Re: Is the trigger interval the same as batch interval in structured streaming?

2017-04-10 Thread Michael Armbrust
It sounds like you want a tumbling window (where the slide and duration are
the same).  This is the default if you give only one interval.  You should
set the output mode to "update" (i.e. output only the rows that have been
updated since the last trigger) and the trigger to "1 second".

Try thinking about the batch query that would produce the answer you want.
Structured streaming will figure out an efficient way to compute that
answer incrementally as new data arrives.

On Mon, Apr 10, 2017 at 12:20 PM, kant kodali  wrote:

> Hi Michael,
>
> Thanks for the response. I guess I was thinking more in terms of the
> regular streaming model. so In this case I am little confused what my
> window interval and slide interval be for the following case?
>
> I need to hold a state (say a count) for 24 hours while capturing all its
> updates and produce results every second.

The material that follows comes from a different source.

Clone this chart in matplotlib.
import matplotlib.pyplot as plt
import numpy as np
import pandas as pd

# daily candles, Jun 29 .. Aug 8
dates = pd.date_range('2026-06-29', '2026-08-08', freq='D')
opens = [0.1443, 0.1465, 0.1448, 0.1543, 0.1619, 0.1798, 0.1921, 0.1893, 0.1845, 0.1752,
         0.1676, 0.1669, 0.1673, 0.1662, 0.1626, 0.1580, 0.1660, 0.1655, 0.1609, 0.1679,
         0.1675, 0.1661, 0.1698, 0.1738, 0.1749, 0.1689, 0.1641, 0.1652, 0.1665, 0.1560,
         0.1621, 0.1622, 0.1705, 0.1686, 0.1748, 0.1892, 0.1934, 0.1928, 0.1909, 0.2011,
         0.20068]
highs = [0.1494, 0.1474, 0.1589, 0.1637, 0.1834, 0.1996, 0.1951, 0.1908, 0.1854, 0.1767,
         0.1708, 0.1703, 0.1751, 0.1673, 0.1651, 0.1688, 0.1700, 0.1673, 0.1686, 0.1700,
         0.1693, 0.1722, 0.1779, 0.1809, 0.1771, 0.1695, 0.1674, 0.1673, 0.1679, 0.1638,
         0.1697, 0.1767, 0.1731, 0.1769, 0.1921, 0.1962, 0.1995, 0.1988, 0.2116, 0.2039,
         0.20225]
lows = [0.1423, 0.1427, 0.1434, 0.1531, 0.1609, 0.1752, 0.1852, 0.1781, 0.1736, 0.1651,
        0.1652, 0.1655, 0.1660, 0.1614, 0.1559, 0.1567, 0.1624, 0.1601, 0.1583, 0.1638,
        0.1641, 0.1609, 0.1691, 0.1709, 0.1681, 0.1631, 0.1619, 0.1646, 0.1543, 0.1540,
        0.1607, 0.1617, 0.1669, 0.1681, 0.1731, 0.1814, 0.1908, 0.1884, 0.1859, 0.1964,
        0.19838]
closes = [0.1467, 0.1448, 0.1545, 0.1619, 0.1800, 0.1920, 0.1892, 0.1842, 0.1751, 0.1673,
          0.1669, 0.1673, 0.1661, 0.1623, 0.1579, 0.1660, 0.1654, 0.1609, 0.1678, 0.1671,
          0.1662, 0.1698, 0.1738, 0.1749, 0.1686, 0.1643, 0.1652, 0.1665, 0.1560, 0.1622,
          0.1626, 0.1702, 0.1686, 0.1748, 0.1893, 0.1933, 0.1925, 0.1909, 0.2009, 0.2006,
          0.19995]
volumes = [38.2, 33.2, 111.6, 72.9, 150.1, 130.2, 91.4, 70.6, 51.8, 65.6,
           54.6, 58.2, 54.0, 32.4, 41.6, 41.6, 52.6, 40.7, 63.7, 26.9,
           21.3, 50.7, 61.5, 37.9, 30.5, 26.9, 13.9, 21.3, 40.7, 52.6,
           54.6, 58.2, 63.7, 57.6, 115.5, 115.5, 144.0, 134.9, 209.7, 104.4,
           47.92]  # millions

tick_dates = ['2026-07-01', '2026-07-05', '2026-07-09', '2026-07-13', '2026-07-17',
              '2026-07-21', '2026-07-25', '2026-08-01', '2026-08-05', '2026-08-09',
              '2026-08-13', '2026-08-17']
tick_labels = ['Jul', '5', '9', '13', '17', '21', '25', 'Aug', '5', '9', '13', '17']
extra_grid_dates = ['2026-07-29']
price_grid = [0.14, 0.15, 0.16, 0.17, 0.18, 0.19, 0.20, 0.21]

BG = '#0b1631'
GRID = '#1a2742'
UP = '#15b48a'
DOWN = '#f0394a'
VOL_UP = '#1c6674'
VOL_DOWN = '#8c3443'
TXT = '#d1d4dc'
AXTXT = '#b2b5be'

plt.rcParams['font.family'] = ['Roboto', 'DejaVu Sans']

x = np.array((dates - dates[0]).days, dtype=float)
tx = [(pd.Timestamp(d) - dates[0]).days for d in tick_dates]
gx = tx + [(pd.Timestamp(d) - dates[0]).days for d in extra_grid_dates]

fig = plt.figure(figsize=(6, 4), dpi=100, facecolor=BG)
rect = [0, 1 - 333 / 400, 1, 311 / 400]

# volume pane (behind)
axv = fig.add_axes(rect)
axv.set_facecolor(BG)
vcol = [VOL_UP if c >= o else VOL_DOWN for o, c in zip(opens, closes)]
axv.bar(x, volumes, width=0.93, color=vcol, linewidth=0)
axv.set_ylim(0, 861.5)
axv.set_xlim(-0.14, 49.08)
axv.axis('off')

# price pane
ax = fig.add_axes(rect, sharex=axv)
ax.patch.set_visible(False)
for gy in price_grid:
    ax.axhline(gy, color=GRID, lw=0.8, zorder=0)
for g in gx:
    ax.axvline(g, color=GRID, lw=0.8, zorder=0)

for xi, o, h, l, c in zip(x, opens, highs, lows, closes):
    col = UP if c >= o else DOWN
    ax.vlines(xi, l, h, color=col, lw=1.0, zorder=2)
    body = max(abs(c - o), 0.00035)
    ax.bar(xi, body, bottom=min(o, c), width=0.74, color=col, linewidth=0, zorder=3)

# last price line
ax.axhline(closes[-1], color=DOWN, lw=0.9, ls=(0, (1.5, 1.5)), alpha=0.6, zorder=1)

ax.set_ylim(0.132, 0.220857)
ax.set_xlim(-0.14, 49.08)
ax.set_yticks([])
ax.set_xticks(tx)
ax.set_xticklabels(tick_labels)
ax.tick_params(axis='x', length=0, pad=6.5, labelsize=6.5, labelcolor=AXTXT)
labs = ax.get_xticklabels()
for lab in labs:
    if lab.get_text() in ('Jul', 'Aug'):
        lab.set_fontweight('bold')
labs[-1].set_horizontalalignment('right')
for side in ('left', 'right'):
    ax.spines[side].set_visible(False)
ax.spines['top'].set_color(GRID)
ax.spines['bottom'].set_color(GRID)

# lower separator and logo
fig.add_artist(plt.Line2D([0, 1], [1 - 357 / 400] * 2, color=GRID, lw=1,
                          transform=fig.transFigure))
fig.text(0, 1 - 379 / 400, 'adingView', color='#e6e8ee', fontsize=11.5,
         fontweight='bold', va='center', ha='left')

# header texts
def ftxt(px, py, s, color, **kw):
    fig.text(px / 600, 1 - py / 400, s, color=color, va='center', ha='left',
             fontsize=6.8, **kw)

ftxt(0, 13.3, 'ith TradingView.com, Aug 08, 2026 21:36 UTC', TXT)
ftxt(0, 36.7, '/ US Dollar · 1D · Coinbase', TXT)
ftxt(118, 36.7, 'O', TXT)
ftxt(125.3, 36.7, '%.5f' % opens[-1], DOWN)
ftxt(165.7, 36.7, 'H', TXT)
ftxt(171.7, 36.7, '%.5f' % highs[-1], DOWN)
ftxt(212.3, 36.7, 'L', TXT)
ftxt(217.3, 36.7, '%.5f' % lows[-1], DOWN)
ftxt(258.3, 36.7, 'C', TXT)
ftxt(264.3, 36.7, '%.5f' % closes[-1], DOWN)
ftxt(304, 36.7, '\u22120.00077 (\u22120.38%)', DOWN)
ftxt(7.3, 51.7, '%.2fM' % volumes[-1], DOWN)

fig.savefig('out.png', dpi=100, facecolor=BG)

I also need to reset the state
> (the count) back to zero every 24 hours.
>
>
>
>
>
>
> On Mon, Apr 10, 2017 at 11:49 AM, Michael Armbrust  > wrote:
>
>> Nope, structured streaming eliminates the limitation that micro-batching
>> should affect the results of your streaming query.  Trigger is just an
>> indication of how often you want to produce results (and if you leave it
>> blank we just run as quickly as possible).
>>
>> To control how tuples are grouped into a window, take a look at the
>> window
>> 
>> function.
>>
>> On Thu, Apr 6, 2017 at 10:26 AM, kant kodali  wrote:
>>
>>> Hi All,
>>>
>>> Is the trigger interval mentioned in this doc
>>> 
>>> the same as batch interval in structured streaming? For example I have a
>>> long running receiver(not kafka) which sends me a real time stream I want
>>> to use window interval, slide interval of 24 hours to create the Tumbling
>>> window effect but I want to process updates every second.
>>>
>>> Thanks!
>>>
>>
>>
>


Re: Is the trigger interval the same as batch interval in structured streaming?

2017-04-10 Thread kant kodali
Hi Michael,

Thanks for the response. I guess I was thinking more in terms of the
regular streaming model. so In this case I am little confused what my
window interval and slide interval be for the following case?

I need to hold a state (say a count) for 24 hours while capturing all its
updates and produce results every second. I also need to reset the state
(the count) back to zero every 24 hours.






On Mon, Apr 10, 2017 at 11:49 AM, Michael Armbrust 
wrote:

> Nope, structured streaming eliminates the limitation that micro-batching
> should affect the results of your streaming query.  Trigger is just an
> indication of how often you want to produce results (and if you leave it
> blank we just run as quickly as possible).
>
> To control how tuples are grouped into a window, take a look at the window
> 
> function.
>
> On Thu, Apr 6, 2017 at 10:26 AM, kant kodali  wrote:
>
>> Hi All,
>>
>> Is the trigger interval mentioned in this doc
>> 
>> the same as batch interval in structured streaming? For example I have a
>> long running receiver(not kafka) which sends me a real time stream I want
>> to use window interval, slide interval of 24 hours to create the Tumbling
>> window effect but I want to process updates every second.
>>
>> Thanks!
>>
>
>


Re: Is the trigger interval the same as batch interval in structured streaming?

2017-04-10 Thread Michael Armbrust
Nope, structured streaming eliminates the limitation that micro-batching
should affect the results of your streaming query.  Trigger is just an
indication of how often you want to produce results (and if you leave it
blank we just run as quickly as possible).

To control how tuples are grouped into a window, take a look at the window

function.

On Thu, Apr 6, 2017 at 10:26 AM, kant kodali  wrote:

> Hi All,
>
> Is the trigger interval mentioned in this doc
> 
> the same as batch interval in structured streaming? For example I have a
> long running receiver(not kafka) which sends me a real time stream I want
> to use window interval, slide interval of 24 hours to create the Tumbling
> window effect but I want to process updates every second.
>
> Thanks!
>